New York City officials cool to Cuomo's teacher merit pay proposal

ALBANY — Gov. Andrew Cuomo’s new proposal to help districts pay top-performing teachers more didn’t immediately find any takers among officials from New York City.

In his State of the State address today, Cuomo proposed a “Teacher Excellence Fund” that would allow districts to give $20,000 bonuses to teachers who earn the top rating on their annual evaluations. The bonus amount, which is more than a quarter of average teacher pay in the state, is enough to make teachers work harder, he said.

“You want teachers to perform … then incentivize performance with performance bonuses and pay them like the professionals they are,” Cuomo said.

Such a program could be expensive for the state. About half of teachers in districts outside New York City earned the “highly effective” ratings last year, the first in which the districts offered the designation. Cuomo did not specify how he would pay for the program.

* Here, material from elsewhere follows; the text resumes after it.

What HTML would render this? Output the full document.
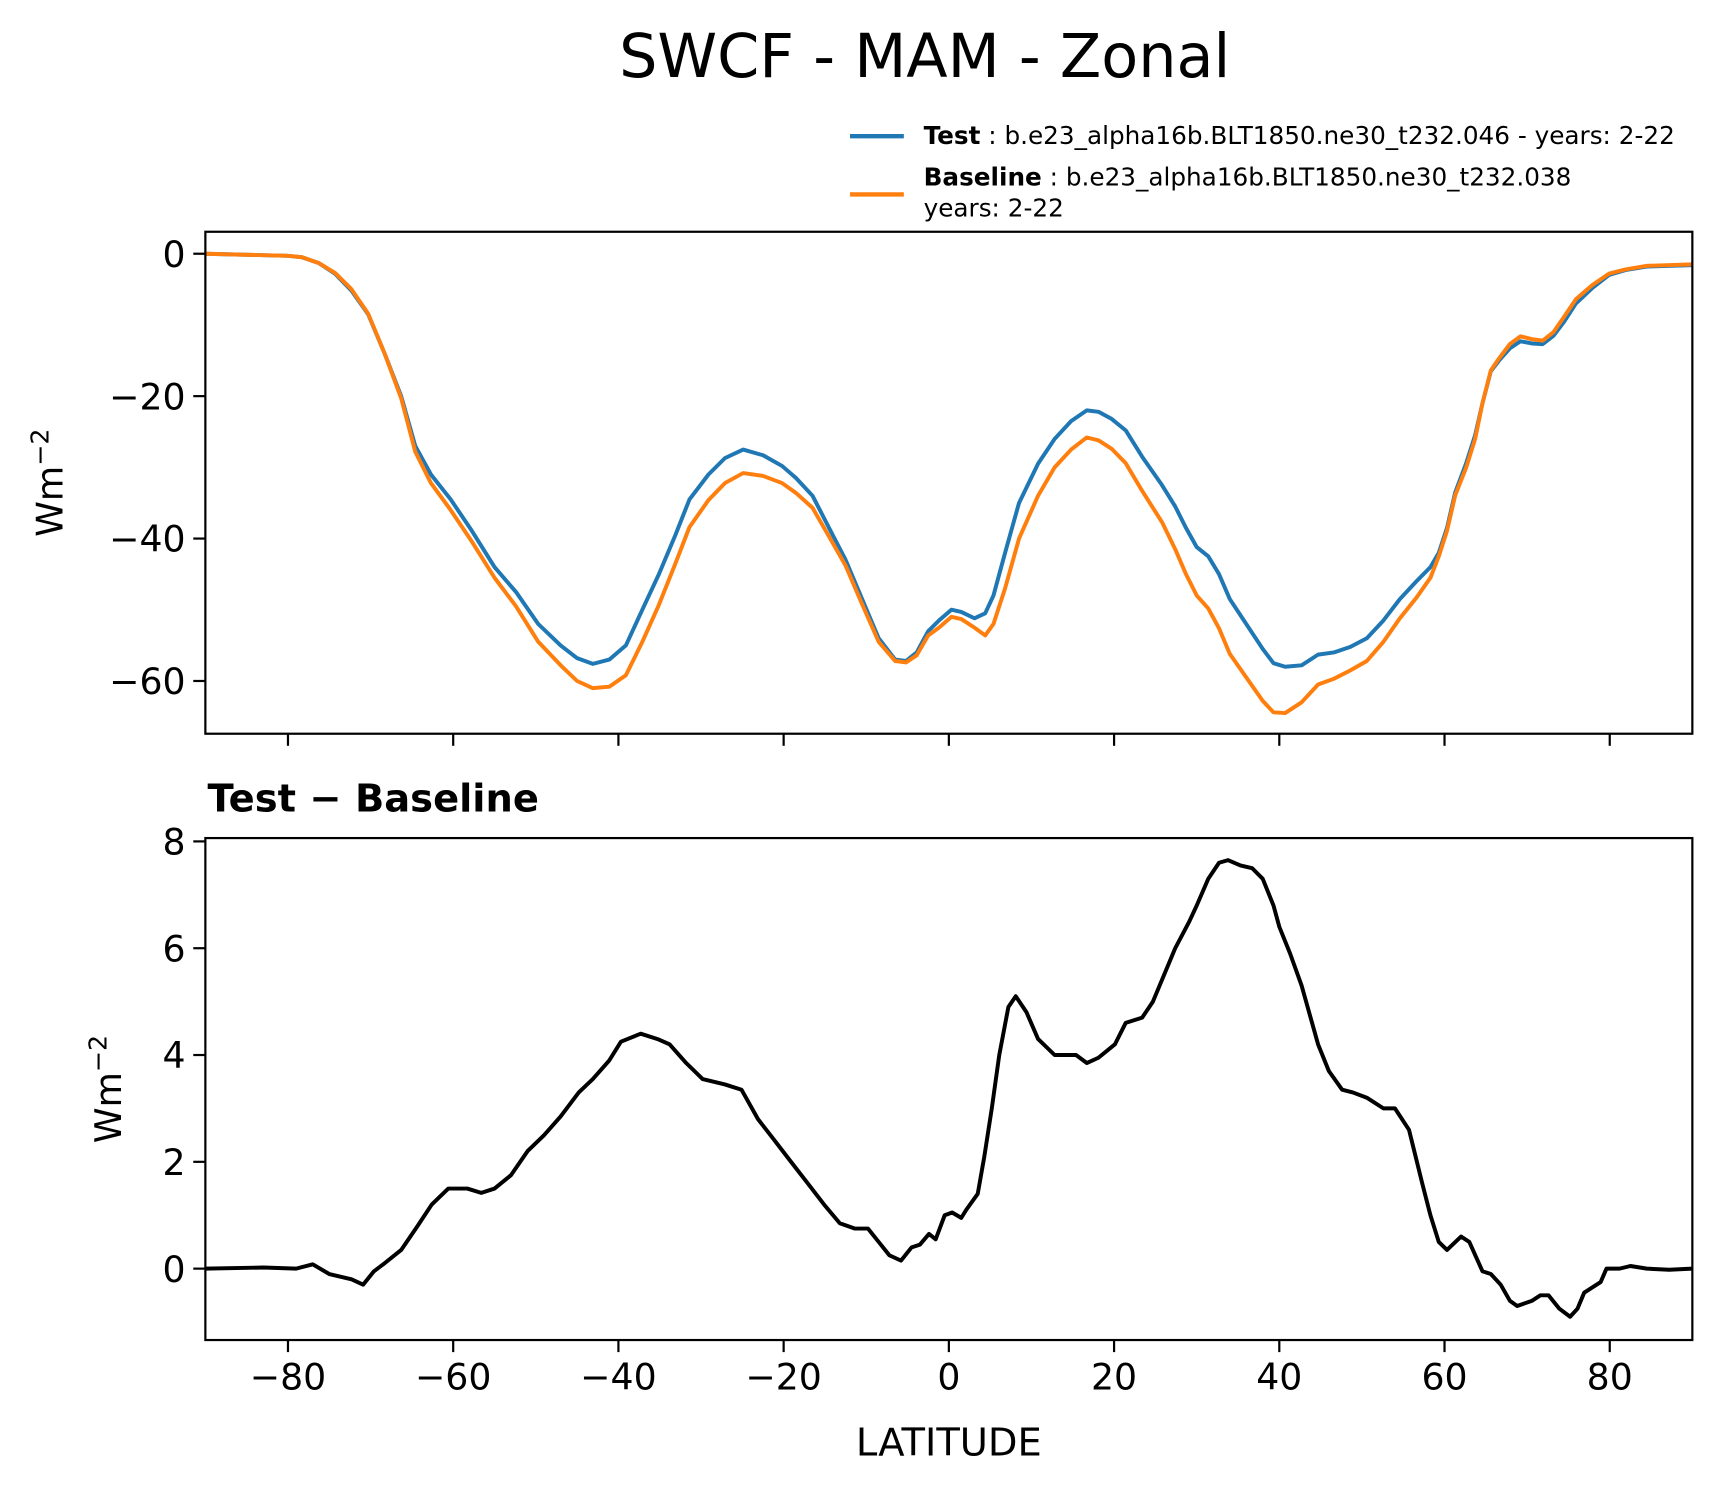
<!DOCTYPE html>
<html><head><meta charset="utf-8"><style>
html,body{margin:0;padding:0;background:#fff;}
svg{display:block;font-family:"DejaVu Sans","Liberation Sans",sans-serif;}
</style></head><body>
<svg id="fig" width="1722" height="1496" viewBox="0 0 1568 1362" preserveAspectRatio="none">
<rect width="1568" height="1362" fill="#fff"/>
<text x="842" y="70" font-size="55" text-anchor="middle">SWCF - MAM - Zonal</text>
<g>
<line x1="774" y1="124" x2="823" y2="124" stroke="#1f77b4" stroke-width="4"/>
<text x="841" y="131" font-size="22.5"><tspan font-weight="bold">Test</tspan> : b.e23_alpha16b.BLT1850.ne30_t232.046 - years: 2-22</text>
<line x1="774" y1="177" x2="823" y2="177" stroke="#ff7f0e" stroke-width="4"/>
<text x="841" y="169" font-size="22.5"><tspan font-weight="bold">Baseline</tspan> : b.e23_alpha16b.BLT1850.ne30_t232.038</text>
<text x="841" y="197" font-size="22.5">years: 2-22</text>
</g>
<g id="top"></g>
<g id="bot"></g>
<text x="189" y="739" font-size="35" font-weight="bold">Test − Baseline</text>
<text x="864" y="1325" font-size="35" text-anchor="middle">LATITUDE</text>
</svg>
<script>
const latsTop=[-90,-80,-78.3,-76.3,-74.3,-72.3,-70.3,-68.3,-66.3,-64.6,-62.7,-60.3,-57.7,-55,-52.4,-49.7,-47,-45,-43.1,-41.1,-39.1,-37.1,-35.1,-33.1,-31.4,-29.1,-27.1,-24.9,-22.5,-20.2,-18.5,-16.5,-14.5,-12.5,-10.5,-8.5,-6.5,-5.2,-3.9,-2.5,-1.2,0.3,1.5,3.1,4.4,5.4,6.8,8.5,10.8,12.8,14.8,16.7,18.1,19.7,21.4,23.4,25.8,27.4,28.7,30,31.4,32.7,34,36,38,39.3,40.7,42.7,44.7,46.6,48.6,50.6,52.6,54.6,56.6,58.3,59.3,60.3,61.3,62.6,63.7,64.6,65.6,66.6,67.9,69.2,70.6,71.9,73.2,74.5,75.9,77.9,79.9,81.9,84.5,90];
const testVals=[0,-0.3,-0.5,-1.3,-2.8,-5.2,-8.5,-14,-20,-27,-31,-34.5,-39,-44,-47.5,-52,-55,-56.8,-57.6,-57,-55,-50,-45,-39.5,-34.5,-31,-28.7,-27.5,-28.3,-29.8,-31.5,-34,-38.5,-43,-48.5,-54,-57,-57.2,-56,-53,-51.5,-50,-50.3,-51.2,-50.5,-48,-42,-35,-29.5,-26,-23.5,-22,-22.2,-23.2,-24.8,-28.5,-32.5,-35.5,-38.5,-41.2,-42.5,-45,-48.5,-52,-55.5,-57.5,-58,-57.8,-56.3,-56,-55.2,-54,-51.5,-48.5,-46,-44,-42,-38.5,-33.5,-29.5,-25.5,-21,-16.5,-15,-13.3,-12.3,-12.6,-12.7,-11.5,-9.5,-7,-4.8,-3,-2.3,-1.8,-1.6];
const baseVals=[0,-0.3,-0.5,-1.3,-2.7,-5,-8.4,-14,-20.3,-27.8,-32.2,-36,-40.5,-45.5,-49.5,-54.5,-57.8,-60,-61,-60.8,-59.2,-54.5,-49.3,-43.5,-38.4,-34.6,-32.2,-30.8,-31.2,-32.2,-33.6,-35.7,-39.7,-43.8,-49.2,-54.5,-57.2,-57.4,-56.4,-53.6,-52.5,-51,-51.3,-52.5,-53.6,-52,-47,-40,-34,-30,-27.5,-25.8,-26.2,-27.4,-29.4,-33.3,-37.7,-41.5,-45,-48,-49.8,-52.6,-56.2,-59.5,-62.8,-64.4,-64.5,-63,-60.5,-59.7,-58.5,-57.2,-54.5,-51.2,-48.3,-45.5,-42.5,-38.9,-33.9,-30.1,-26,-21,-16.4,-14.7,-12.7,-11.6,-12,-12.2,-11,-8.8,-6.4,-4.4,-2.8,-2.2,-1.7,-1.5];
const latsDiff=[-90,-83,-79,-77,-75,-72.3,-70.9,-69.6,-68.3,-66.3,-64.3,-62.6,-60.6,-58.3,-56.6,-55,-53,-51,-49,-47,-44.8,-43.1,-41.1,-39.7,-37.3,-35.3,-33.8,-31.8,-29.8,-27.1,-25.1,-23.1,-21.1,-19.1,-17.1,-15.1,-13.2,-11.4,-9.8,-8.5,-7.2,-5.8,-4.5,-3.5,-2.4,-1.6,-0.5,0.4,1.5,2.1,3.5,4.3,5.2,6.1,7.2,8.1,9.4,10.8,12.8,15.4,16.7,18.1,20.1,21.4,23.4,24.7,27.4,29.1,30,31.4,32.7,33.8,35.3,36.7,38,39.3,40,41.3,42.7,44.7,46,47.6,48.9,50.6,52.6,54,55.7,57.3,58.3,59.3,60.3,62,63,64.6,65.6,66.8,67.9,68.8,70.6,71.6,72.6,73.9,75.2,76.1,76.9,78.9,79.6,81.2,82.5,84.5,87.2,90];
const diffVals=[0,0.02,0,0.08,-0.1,-0.2,-0.3,-0.05,0.1,0.35,0.8,1.2,1.5,1.5,1.42,1.5,1.75,2.2,2.5,2.85,3.3,3.55,3.9,4.25,4.4,4.3,4.2,3.85,3.55,3.45,3.35,2.8,2.4,2.0,1.6,1.2,0.85,0.75,0.75,0.5,0.25,0.15,0.4,0.45,0.65,0.55,1.0,1.05,0.95,1.1,1.4,2.1,3.0,4.0,4.9,5.1,4.8,4.3,4.0,4.0,3.85,3.95,4.2,4.6,4.7,5.0,6.0,6.5,6.8,7.3,7.6,7.65,7.55,7.5,7.3,6.8,6.4,5.9,5.3,4.2,3.7,3.35,3.3,3.2,3.0,3.0,2.6,1.6,1.0,0.5,0.35,0.6,0.5,-0.05,-0.1,-0.3,-0.6,-0.7,-0.6,-0.5,-0.5,-0.75,-0.9,-0.75,-0.45,-0.25,0.0,0.0,0.05,0.0,-0.02,0];
const xTicks=[-80,-60,-40,-20,0,20,40,60,80];
const yTicksTop=[0,-20,-40,-60];
const yTicksBot=[0,2,4,6,8];

const NS="http://www.w3.org/2000/svg";
const X0=187,X1=1541;
function xs(v){return X0+(v+90)/180*(X1-X0);}
function yTop(v){return 231-v*6.483;}
function yBot(v){return 1155-v*48.62;}
function mk(tag,attrs,parent){const e=document.createElementNS(NS,tag);for(const k in attrs)e.setAttribute(k,attrs[k]);parent.appendChild(e);return e;}
function fmt(v){return v<0?"\u2212"+Math.abs(v):String(v);}

function panel(g,top,bot,ys,yticks,showXLabels,ylabelX){
  const fr=mk('rect',{x:X0,y:top,width:X1-X0,height:bot-top,fill:'none',stroke:'#000','stroke-width':2},g);
  
  
  xTicks.forEach(t=>{
    const l=mk('line',{x1:xs(t),x2:xs(t),y1:bot,y2:bot+11,stroke:'#000','stroke-width':2},g);
    
    
    if(showXLabels){
      const tx=mk('text',{x:xs(t),y:bot+45,'font-size':33,'text-anchor':'middle'},g);
      tx.textContent=fmt(t);
      
      
    }
  });
  yticks.forEach(t=>{
    const l=mk('line',{x1:X0-11,x2:X0,y1:ys(t),y2:ys(t),stroke:'#000','stroke-width':2},g);
    
    
    const tx=mk('text',{x:X0-18,y:ys(t)+12,'font-size':33,'text-anchor':'end'},g);
    tx.textContent=fmt(t);
    
    
  });
  const cy=(top+bot)/2;
  const yl=mk('text',{x:ylabelX,y:cy,'font-size':33,'text-anchor':'middle',transform:`rotate(-90 ${ylabelX} ${cy})`},g);
  yl.innerHTML='Wm<tspan dy="-13" font-size="23">\u22122</tspan>';
  
  
}
function series(g,lats,vals,ys,color,name){
  const d=lats.map((la,i)=>(i?'L':'M')+xs(la).toFixed(1)+' '+ys(vals[i]).toFixed(1)).join(' ');
  const p=mk('path',{d:d,fill:'none',stroke:color,'stroke-width':3.6,'stroke-linejoin':'round'},g);
  
  
}
const gt=document.getElementById('top'),gb=document.getElementById('bot');
series(gt,latsTop,testVals,yTop,'#1f77b4','test-line');
series(gt,latsTop,baseVals,yTop,'#ff7f0e','baseline-line');
panel(gt,211,668,yTop,yTicksTop,false,57);
series(gb,latsDiff,diffVals,yBot,'#000','difference-line');
panel(gb,763,1220,yBot,yTicksBot,true,110);
</script>
</body></html>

But Cuomo signaled that not all districts would immediately participate in the program, which could curb costs. He also said districts would decide with their unions how to apportion the funds, leaving the possibility open that criteria other than evaluation scores could factor into decisions.

Local leaders signaled that they are unlikely to entertain the possibility of implementing a merit pay program in New York City.

Speaking at a press conference after Cuomo’s address, Mayor Bill de Blasio said he thought teachers should get bonuses if they take more challenging assignments, such as a job in a struggling school with many low-income students. But he said he was not interested in rewarding teachers for top ratings or for improving student achievement on tests.

“I believe it’s appropriate, for strategic reasons, to give bonuses, for example when we have teachers work in some schools that are really struggling,” de Blasio said, reprising comments he made on the campaign trail.

And UFT President Michael Mulgrew reiterated the union’s longstanding stance that a “career ladder” that pays experienced teachers more to help newer colleagues would be preferable to a program that rewards teachers based on their annual ratings. The UFT has criticized the city’s implementation of its new teacher evaluation system, which went into effect this school year.

“First you have to be a highly effective teacher,” Mulgrew said about teachers who would climb the proposed ladder. “But you also have to be able to communicate and work well with other teachers because part of your job would be to help them develop.” 

Despite the weak prospects for local implementation, advocates of overhauling how teachers are paid immediately embraced the proposal.

“With his bold announcement of the Teacher Excellence Fund and $20,000 bonuses for highly effective teachers, Governor Cuomo has positioned New York as a leader in the national education reform movement,” said StudentsFirstNY Executive Director Jenny Sedlis.

Merit pay has not been shown to boost student performance. A recent $75 million teacher merit pay initiative in New York City ended after it did not lead to gains for students.

But while little evidence exists that financial incentives make teachers better, a more recent experiment, the Teacher Talent Initiative, suggested that incentives could lead top teachers to head to struggling schools. The program paid $20,000 to teachers who were most effective at improving student achievement to take jobs in struggling schools for at least two years, and over 90 percent stayed there even after the extra pay stopped, according to a recent study. The study showed that students’ test score gains ranged from modest, in reading, to significant, in math.

Cuomo’s policy book, released to accompany his speech, suggests that he’ll follow the Talent Teacher Initiative playbook. It stresses that one way districts can design incentives is by creating higher-paying jobs in struggling schools — exactly the possibility that de Blasio said he would consider.